Jacob the Deceiver

Today’s reading was the story of how Jacob got so many sons (that’s a weird chapter), how he got a little bristly with Laban, and then how he started becoming fearful of his brother Esau.  Jacob had a lot going on.  Not to mention a little scuffle with God Himself.

My initial reaction to this passage was “these are the most bizarre, pretentious, superstitious people, and you built your nation of Israel on this foundation?”  I get that the whole sleeping with the maids to get children and having more than one wife is a whole cultural thing that seems atrocious today, but was normal at that time.  But to eat mandrakes [Aside: aren’t mandrakes those loud annoying baby looking things from Harry Potter??  Funny how pop culture always invades] because of a superstition that you will become pregnant, or to breed your cattle and goats near ‘rods’ so that they come out speckled and striped…kinda weird.  Or is it?  How often do we buy into superstitions so that our fortune goes the way we want it to?  Even something simple as thinking you’ll be happy because of getting the next gadget seems to fit into this category.  Or reading horoscopes.  Or self-help books.   Basically anything that you rely on that takes the place of relying on God.  That’s what they did.  Shoot.  I do that.  Perhaps I shouldn’t be so quick to judge…

Jacob seems awfully deceitful throughout this story.   He even rubbed off on Rachel and she became deceitful herself.  I think if Jacob could see how he went down in history, he wouldn’t be too proud that he was known as ‘The Deceiver.’  If there was one attribute that you would be known for after you died, what do you think it would be?  I would like to think I would be known for something on the good side of the spectrum.  Unfortunately, I don’t think that would be the case.  I lie sometimes.  I could be known as Sarah the Liar.  Sometimes I don’t have the greatest work ethic, maybe I would be known as Sarah the Lazy.  Most likely though, I would depart this world as Sarah the Procrastinator.

A lot of people would say, well that’s not fair, there’s more to someone than just one attribute.  And I agree.  I think this is true for Jacob as well.  When we see an adjective we think of it in the purist sense, kind of how we see bad guys as pure evil.  Jacob might have been a deceiver, but I’m sure he didn’t always see it that way.  I bet there were probably a lot of great things about him.  I think he was human, trying to figure things out, and sometimes he did things his own way instead of  looking to God.  That sounds familiar.

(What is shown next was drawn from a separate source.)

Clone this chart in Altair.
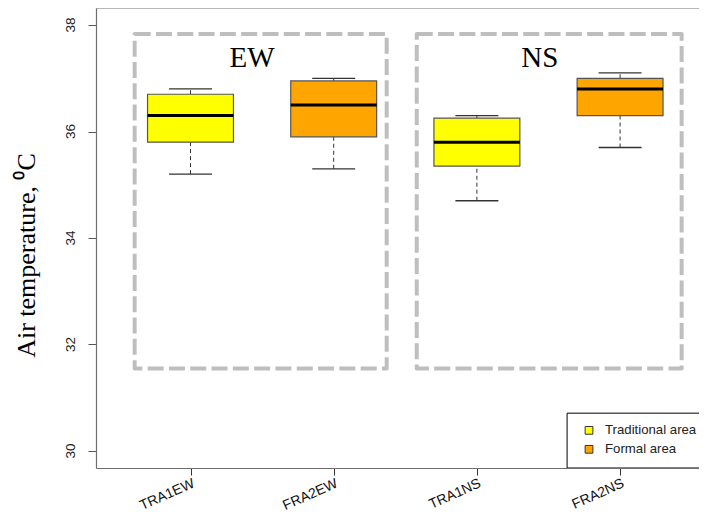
import json
import altair as alt
import pandas as pd

# ---- data ----
groups = ["TRA1EW", "FRA2EW", "TRA1NS", "FRA2NS"]
positions = [1, 2, 3, 4]
areas = ["Traditional area", "Formal area", "Traditional area", "Formal area"]
lower = [35.2, 35.3, 34.7, 35.7]
q1 = [35.8, 35.9, 35.35, 36.3]
median = [36.3, 36.5, 35.8, 36.8]
q3 = [36.7, 36.95, 36.25, 37.0]
upper = [36.8, 37.0, 36.3, 37.1]

panel_labels = ["EW", "NS"]
legend_labels = ["Traditional area", "Formal area"]
y_ticks = [30, 32, 34, 36, 38]

# ---- layout constants ----
X_DOM = [0.34, 4.607]
Y_DOM = [29.68, 38.32]
BOX_HALF = 0.3
CAP_HALF = 0.15
panel_x0 = [0.61, 2.58]
panel_x1 = [2.37, 4.43]
panel_y0 = 31.55
panel_y1 = 37.83
panel_text_x = [1.43, 3.44]
panel_text_y = 37.22
leg_x0, leg_x1, leg_y0, leg_y1 = 3.63, 4.7, Y_DOM[0], 30.71
leg_sq_x = 3.783
leg_txt_x = 3.895
leg_y = [30.387, 30.031]
ylab_x = 0.165

box = pd.DataFrame({
    "group": groups, "pos": positions, "area": areas,
    "lower": lower, "q1": q1, "median": median, "q3": q3, "upper": upper,
})
box["bx0"] = box["pos"] - BOX_HALF
box["bx1"] = box["pos"] + BOX_HALF
box["cx0"] = box["pos"] - CAP_HALF
box["cx1"] = box["pos"] + CAP_HALF

panels = pd.DataFrame({"label": panel_labels, "x0": panel_x0, "x1": panel_x1,
                       "tx": panel_text_x})
panels["y0"] = panel_y0
panels["y1"] = panel_y1
panels["ty"] = panel_text_y

legend = pd.DataFrame({"area": legend_labels, "y": leg_y})
legend["sx"] = leg_sq_x
legend["tx"] = leg_txt_x
legbox = pd.DataFrame({"x0": [leg_x0], "x1": [leg_x1], "y0": [leg_y0], "y1": [leg_y1]})
frame_top = pd.DataFrame({"x0": [X_DOM[0]], "x1": [X_DOM[1]], "y": [Y_DOM[1]]})
ylabels = pd.DataFrame({"v": y_ticks, "t": [str(v) for v in y_ticks]})
ylabels["x"] = ylab_x

label_expr = "%s[datum.value] || ''" % json.dumps([""] + groups)

x_axis = alt.Axis(values=positions, labelExpr=label_expr, title=None, grid=False,
                  labelAngle=-24, labelAlign="right", labelBaseline="top",
                  labelFont="Liberation Sans", labelFontSize=14, labelColor="#111",
                  labelPadding=1, tickSize=7, tickColor="#333", domainColor="#6e6e6e",
                  domainWidth=1.2)
y_axis = alt.Axis(values=y_ticks, title="Air temperature, \u2070C", grid=False,
                  labels=False, tickSize=8, tickColor="#555", domainColor="#6e6e6e",
                  domainWidth=1.2,
                  titleFont="Liberation Serif", titleFontSize=26, titleFontWeight="normal",
                  titleColor="#000", titleAngle=270, titleAlign="center",
                  titleBaseline="middle", titleX=-70, titleY=247)

xs = alt.Scale(domain=X_DOM, nice=False, zero=False)
ys = alt.Scale(domain=Y_DOM, nice=False, zero=False)


def X(f):
    return alt.X(f, type="quantitative", scale=xs, axis=x_axis)


def Y(f):
    return alt.Y(f, type="quantitative", scale=ys, axis=y_axis)


color = alt.Color("area:N", scale=alt.Scale(domain=legend_labels,
                                             range=["#FFFF00", "#FFA500"]), legend=None)

panel_rects = alt.Chart(panels).mark_rect(
    fill=None, stroke="#BEBEBE", strokeWidth=4, strokeDash=[16, 5.3], strokeJoin="round"
).encode(x=X("x0"), x2="x1", y=Y("y0"), y2="y1")

panel_text = alt.Chart(panels).mark_text(
    font="Liberation Serif", fontSize=29, color="#000", align="center", baseline="alphabetic"
).encode(x=X("tx"), y=Y("ty"), text="label:N")

whisk_hi = alt.Chart(box).mark_rule(color="#333", strokeDash=[4, 3], strokeWidth=1).encode(
    x=X("pos"), y=Y("q3"), y2="upper")
whisk_lo = alt.Chart(box).mark_rule(color="#333", strokeDash=[4, 3], strokeWidth=1).encode(
    x=X("pos"), y=Y("lower"), y2="q1")
cap_hi = alt.Chart(box).mark_rule(color="#333", strokeWidth=1.3).encode(
    x=X("cx0"), x2="cx1", y=Y("upper"))
cap_lo = alt.Chart(box).mark_rule(color="#333", strokeWidth=1.3).encode(
    x=X("cx0"), x2="cx1", y=Y("lower"))
boxes = alt.Chart(box).mark_rect(stroke="#555", strokeWidth=1.2).encode(
    x=X("bx0"), x2="bx1", y=Y("q1"), y2="q3", color=color)
medians = alt.Chart(box).mark_rule(color="#000", strokeWidth=3).encode(
    x=X("bx0"), x2="bx1", y=Y("median"))

top_line = alt.Chart(frame_top).mark_rule(color="#6e6e6e", strokeWidth=1.2).encode(
    x=X("x0"), x2="x1", y=Y("y"))

ylab = alt.Chart(ylabels).mark_text(
    font="Liberation Sans", fontSize=13.5, color="#222", angle=270,
    align="center", baseline="middle"
).encode(x=X("x"), y=Y("v"), text="t:N")

leg_box = alt.Chart(legbox).mark_rect(fill="#fff", stroke="#000", strokeWidth=1, clip=True).encode(
    x=X("x0"), x2="x1", y=Y("y0"), y2="y1")
leg_sq = alt.Chart(legend).mark_square(size=60, stroke="#333", strokeWidth=1, opacity=1).encode(
    x=X("sx"), y=Y("y"), color=color)
leg_txt = alt.Chart(legend).mark_text(
    font="Liberation Sans", fontSize=13.2, color="#222", align="left", baseline="middle"
).encode(x=X("tx"), y=Y("y"), text="area:N")

chart = alt.layer(
    panel_rects, panel_text, whisk_hi, whisk_lo, cap_hi, cap_lo, boxes, medians,
    top_line, ylab, leg_box, leg_sq, leg_txt
).properties(
    width=611, height=460, autosize="none",
    padding={"left": 88, "top": 0, "right": -8, "bottom": 47},
    background="#ffffff",
).configure_view(stroke=None)

chart.save("out.html", embed_options={"renderer": "svg", "actions": False})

At the same time, God’s grace gives us ample opportunity to grow in Him and change our ways so that the admirable attributes start appearing more often and we are filled more with the character of God than the character of the flesh.  Every little thing counts.  Just like a pointillistic painting is made up of tiny dots, your life is made up of tiny moments that shape who you are.  But only God can truly see the painting from a distance.

So don’t be surprised if God wants to use you for greater things.  He sees you as know one else sees you.  Just like he saw Jacob.